Erk Schaarschmidt von der deutschen Verbraucherzentrale Brandenburg e.V. kennt diese Geschäftsmethoden bestens und warnt vor solchen Plattformen, denn Gewinne würden kaum ausbezahlt: «Wir sehen regelmässig, dass überhaupt kein Geld zurückfliesst. Nur wenn es um sehr hohe Beträge geht, mehrere 100'000 Euro, die investiert werden könnten, dann machen die Firmen vielleicht ein paar 1000 Franken locker, um zu zeigen: Wir sind real vorhanden.»

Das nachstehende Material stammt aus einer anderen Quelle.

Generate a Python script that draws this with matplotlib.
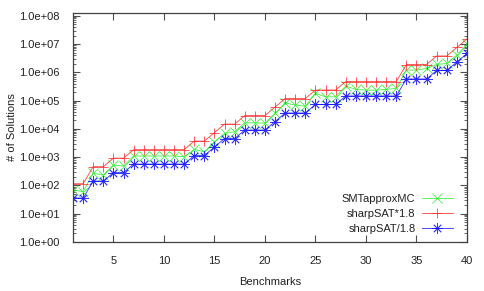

Die Internetplattform heisst «Elland Road Capital». Lizenziert ist sie in Kapstadt, Südafrika. Die Risikowarnung im Kleingedruckten sah die Rentnerin: «Kann zum Verlust ihres gesamten Guthabens führen», steht da. Doch ihre Berater wiegeln ab: Das sei halt die Vorschrift.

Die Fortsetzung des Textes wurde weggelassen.